## Recorded information
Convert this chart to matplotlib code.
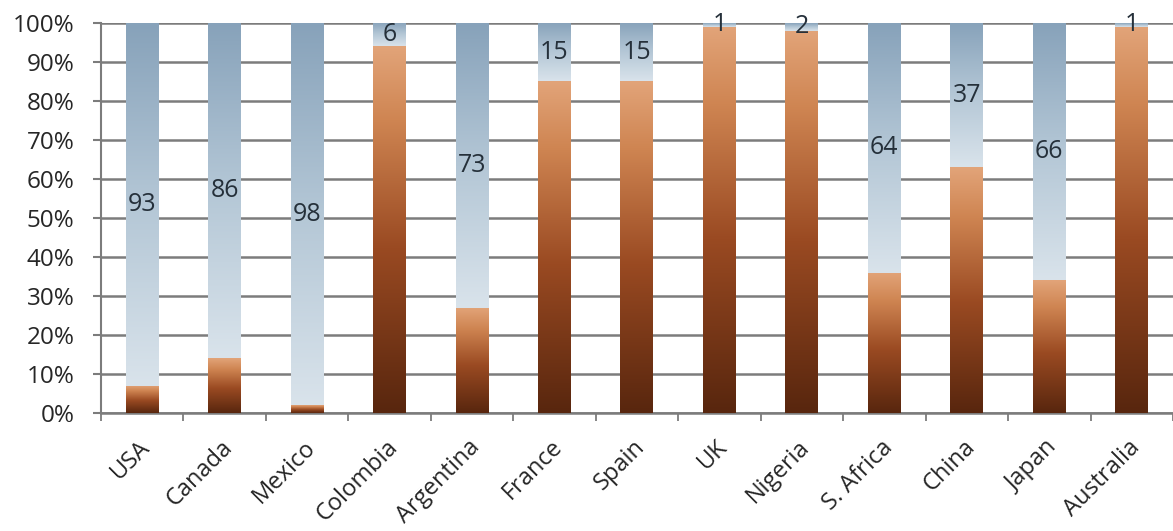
import numpy as np
import matplotlib
matplotlib.use("Agg")
import matplotlib.pyplot as plt
import matplotlib.transforms as mtransforms
from matplotlib.colors import LinearSegmentedColormap
from matplotlib.ticker import PercentFormatter

countries = ["USA", "Canada", "Mexico", "Colombia", "Argentina", "France", "Spain",
             "UK", "Nigeria", "S. Africa", "China", "Japan", "Australia"]
top_share = [93, 86, 98, 6, 73, 15, 15, 1, 2, 64, 37, 66, 1]
bottom_share = [100 - v for v in top_share]

plt.rcParams["font.family"] = ["Open Sans", "DejaVu Sans"]

fig = plt.figure(figsize=(11.73, 5.31), dpi=100)
ax = fig.add_axes([0.086, 0.222, 0.914, 0.735])

x = np.arange(len(countries))
width = 0.4

brown = LinearSegmentedColormap.from_list(
    "brown", [(0.0, "#58260e"), (0.45, "#9a4a22"), (0.8, "#cf8552"), (1.0, "#e2a479")])
steel = LinearSegmentedColormap.from_list(
    "steel", [(0.0, "#d9e3eb"), (0.5, "#b4c7d6"), (1.0, "#87a2ba")])

bars_bottom = ax.bar(x, bottom_share, width, color="none", zorder=3)
bars_top = ax.bar(x, top_share, width, bottom=bottom_share, color="none", zorder=3)

grad = np.linspace(0, 1, 256).reshape(-1, 1)
for bars, cmap in ((bars_bottom, brown), (bars_top, steel)):
    for b in bars:
        if b.get_height() <= 0:
            continue
        x0, y0 = b.get_x(), b.get_y()
        x1, y1 = x0 + b.get_width(), y0 + b.get_height()
        im = ax.imshow(grad, cmap=cmap, origin="lower", aspect="auto",
                       extent=[x0, x1, y0, y1], zorder=3, interpolation="bicubic")
        im.set_clip_path(b)

for xi, lo, v in zip(x, bottom_share, top_share):
    ax.text(xi, lo + v / 2, f"{v}", ha="center", va="center", fontsize=18,
            color="#25303a", zorder=5)

ax.set_xlim(-0.5, len(countries) - 0.5)
ax.set_ylim(0, 100)
ax.set_yticks(np.arange(0, 101, 10))
ax.yaxis.set_major_formatter(PercentFormatter(decimals=0))
ax.grid(axis="y", color="#7c7c7c", linewidth=1.8, zorder=1)
ax.set_axisbelow(True)

ax.set_xticks(x)
ax.set_xticklabels(countries, rotation=45, ha="right", rotation_mode="anchor",
                   fontsize=17, color="#262626")
ax.tick_params(axis="x", length=0, pad=16)
shift = mtransforms.ScaledTranslation(-4 / 100, 0, fig.dpi_scale_trans)
for lab in ax.get_xticklabels():
    lab.set_transform(lab.get_transform() + shift)
ax.set_xticks(np.arange(-0.5, len(countries), 1), minor=True)
ax.tick_params(axis="x", which="minor", length=6, width=1.3, color="#7c7c7c")
ax.tick_params(axis="y", length=6, width=1.5, color="#7c7c7c", labelsize=17.5,
               labelcolor="#262626", pad=13)

for side in ("top", "right"):
    ax.spines[side].set_visible(False)
ax.spines["left"].set_color("#7c7c7c")
ax.spines["left"].set_linewidth(1.5)
ax.spines["bottom"].set_color("#7c7c7c")
ax.spines["bottom"].set_linewidth(1.8)

fig.savefig("out.png", dpi=100)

## What to do
Give back the whole listing as it stands, minus its pictures.

## Completed task
Convert this chart to matplotlib code.
import numpy as np
import matplotlib
matplotlib.use("Agg")
import matplotlib.pyplot as plt
import matplotlib.transforms as mtransforms
from matplotlib.colors import LinearSegmentedColormap
from matplotlib.ticker import PercentFormatter

countries = ["USA", "Canada", "Mexico", "Colombia", "Argentina", "France", "Spain",
             "UK", "Nigeria", "S. Africa", "China", "Japan", "Australia"]
top_share = [93, 86, 98, 6, 73, 15, 15, 1, 2, 64, 37, 66, 1]
bottom_share = [100 - v for v in top_share]

plt.rcParams["font.family"] = ["Open Sans", "DejaVu Sans"]

fig = plt.figure(figsize=(11.73, 5.31), dpi=100)
ax = fig.add_axes([0.086, 0.222, 0.914, 0.735])

x = np.arange(len(countries))
width = 0.4

brown = LinearSegmentedColormap.from_list(
    "brown", [(0.0, "#58260e"), (0.45, "#9a4a22"), (0.8, "#cf8552"), (1.0, "#e2a479")])
steel = LinearSegmentedColormap.from_list(
    "steel", [(0.0, "#d9e3eb"), (0.5, "#b4c7d6"), (1.0, "#87a2ba")])

bars_bottom = ax.bar(x, bottom_share, width, color="none", zorder=3)
bars_top = ax.bar(x, top_share, width, bottom=bottom_share, color="none", zorder=3)

grad = np.linspace(0, 1, 256).reshape(-1, 1)
for bars, cmap in ((bars_bottom, brown), (bars_top, steel)):
    for b in bars:
        if b.get_height() <= 0:
            continue
        x0, y0 = b.get_x(), b.get_y()
        x1, y1 = x0 + b.get_width(), y0 + b.get_height()
        im = ax.imshow(grad, cmap=cmap, origin="lower", aspect="auto",
                       extent=[x0, x1, y0, y1], zorder=3, interpolation="bicubic")
        im.set_clip_path(b)

for xi, lo, v in zip(x, bottom_share, top_share):
    ax.text(xi, lo + v / 2, f"{v}", ha="center", va="center", fontsize=18,
            color="#25303a", zorder=5)

ax.set_xlim(-0.5, len(countries) - 0.5)
ax.set_ylim(0, 100)
ax.set_yticks(np.arange(0, 101, 10))
ax.yaxis.set_major_formatter(PercentFormatter(decimals=0))
ax.grid(axis="y", color="#7c7c7c", linewidth=1.8, zorder=1)
ax.set_axisbelow(True)

ax.set_xticks(x)
ax.set_xticklabels(countries, rotation=45, ha="right", rotation_mode="anchor",
                   fontsize=17, color="#262626")
ax.tick_params(axis="x", length=0, pad=16)
shift = mtransforms.ScaledTranslation(-4 / 100, 0, fig.dpi_scale_trans)
for lab in ax.get_xticklabels():
    lab.set_transform(lab.get_transform() + shift)
ax.set_xticks(np.arange(-0.5, len(countries), 1), minor=True)
ax.tick_params(axis="x", which="minor", length=6, width=1.3, color="#7c7c7c")
ax.tick_params(axis="y", length=6, width=1.5, color="#7c7c7c", labelsize=17.5,
               labelcolor="#262626", pad=13)

for side in ("top", "right"):
    ax.spines[side].set_visible(False)
ax.spines["left"].set_color("#7c7c7c")
ax.spines["left"].set_linewidth(1.5)
ax.spines["bottom"].set_color("#7c7c7c")
ax.spines["bottom"].set_linewidth(1.8)

fig.savefig("out.png", dpi=100)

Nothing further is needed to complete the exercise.